Мы с Пустовойтенко молчали.

— Армия наша — наша фотография. Да это так и должно быть. С такой армией, в ее целом, можно только погибать. И вся задача командования — свести эту гибель к возможно меньшему позору. Россия кончит крахом, оглянется, встанет на все свои четыре медвежьи лапы и пойдет ломить… Вот тогда, тогда мы узнаем ее; поймем, какого зверя держали в клетке. Все полетит, все будет разрушено, все самое дорогое и ценное признается вздором и тряпками.

— Если этот процесс неотвратим, то не лучше ли теперь же принять меры к спасению самого дорогого, к меньшему краху хоть нашей наносной культуры? — спросил я.

— Мы бессильны спасти будущее, никакими мерами этого нам не достигнуть. Будущее страшно, а мы должны сидеть сложа руки и только ждать, когда все начнет валиться. А валиться будет бурно, стихийно (если бы еще только стихийно. — Ю. В.). Вы думаете, я не сижу ночами и не думаю хотя бы о моменте демобилизации армии?..

Кто-то постучал.

— Войдите, — ответил Алексеев.

— Ваше высокопревосходительство, кабинет готов, просвежился, — доложил полевой жандарм.

— Ну, заболтался я с вами, надо работать, — сказал Алексеев и пошел к себе…»

Однажды «старец» вызвал Жуковскую к себе на Гороховую.

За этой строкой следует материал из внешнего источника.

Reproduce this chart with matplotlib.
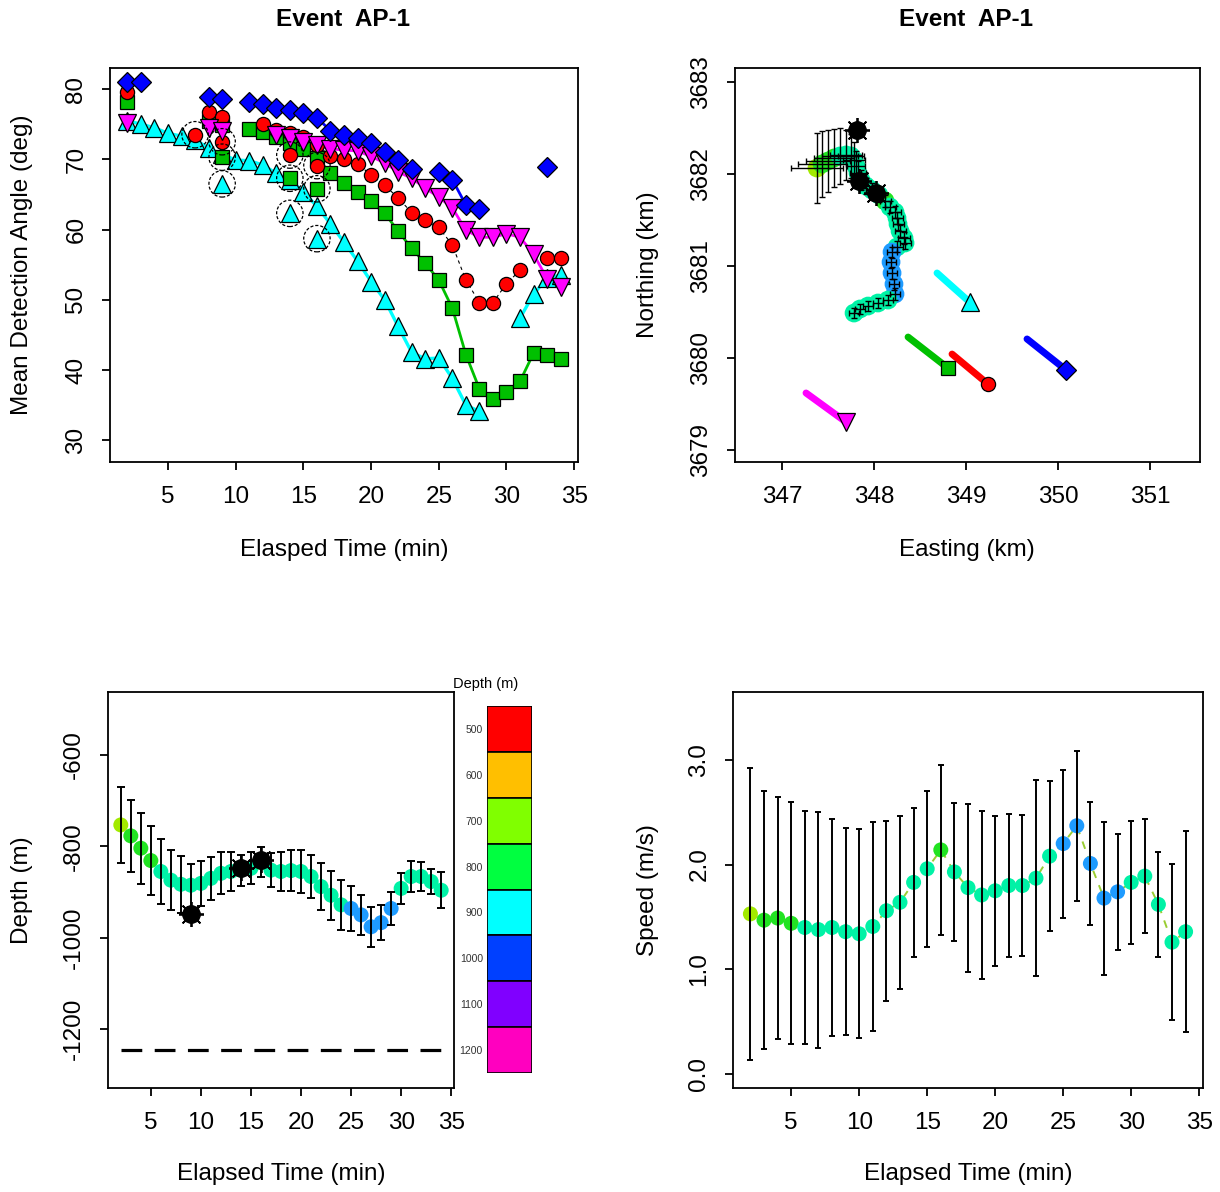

«Распутин сам открыл мне дверь и прошел со мною в кабинет. В квартире было тихо — вероятно, из домашних никого не было. Я прошла к столу и встала так, что стол оказался между мной и дверью. Распутин медленно затворил дверь, и мне показалось, что при этом повернул ключ… Это лицо, искаженное ненавистью, и всклокоченная голова и борода, эти серые глаза с вздрагивающими бровями впоследствии долго преследовали меня, как кошмар. На нем была мятая дорогого светлого шелка рубаха без пояса и с расстегнутым воротом.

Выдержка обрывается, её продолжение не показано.